I’m writing perched on the stairs of an apartment half a block from where I’ve been staying. Arlington has perhaps the most apartments of anywhere I’ve ever been. Dozens of complexes, each with one-hundred buildings, two stories high and all exactly alike, spread out over the flatscape like so many blotches on a red delicious apple’s skin, every complex packaged in its own cell wall of wrought iron or cyclone fencing. In the apartment I’m sitting by lives a Mexican woman who occasionally scolds her youngest one or two kids, and the one across the fence has seen four brightly-dressed black men come and go in their 140-decibel cars since I have sat down. Where I come from stagnation masquerades as diversity; here every self-similar block is rich with difference.

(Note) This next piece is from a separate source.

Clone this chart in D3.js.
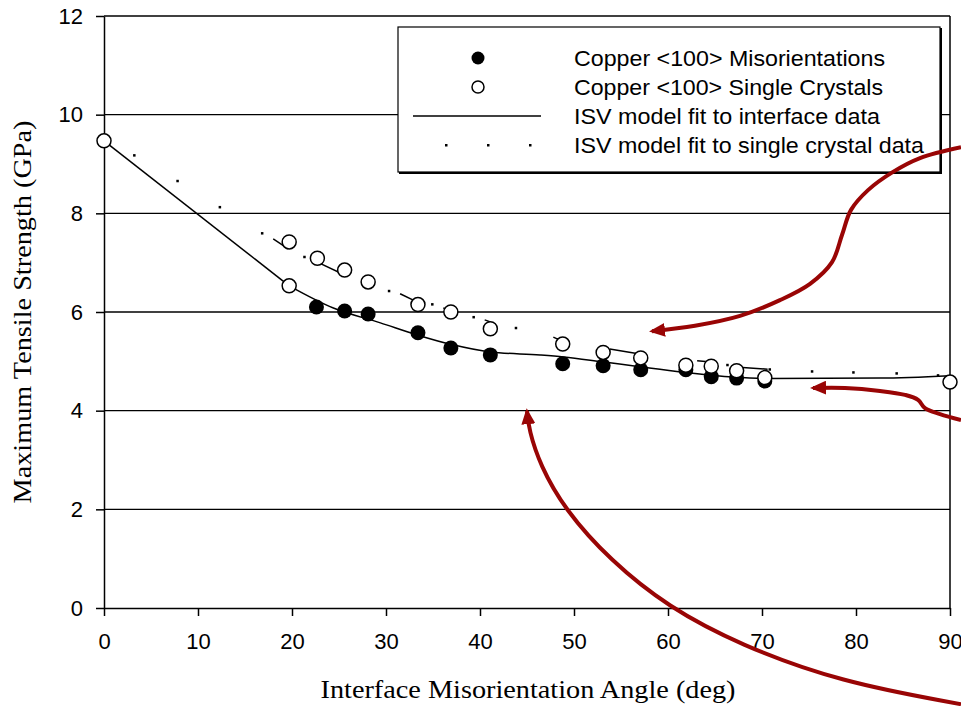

Dwelling on the past has never been one of my weaknesses, so I often do not realize how much I miss lost friends and family unless violently reminded. After not seeing some of my best friends ever for half a year, staying with them these few days has been just such a reminder. I have missed: having fun past 5 am routinely and without regret; laughing with those who appreciate the twisted and bizarre aspects of modern life; being with those who are open (and accordingly lie so little) about their sexuality; seeing reality with some innocence, that play-time makes as much difference in the long run as work-time. Voices, smiles, in-jokes and references, my longing for these things and more finally fulfilled.
So that’s where I stand for now, midway through my first real spring break. I’ve never really been the vacation type, more often choosing to stay where I am and pursue my own interests in the time allotted, and rarely having enough money in any case. But here, in an interesting place surrounded by people I love, on this vacation, I may have found happiness for the first time in a long time.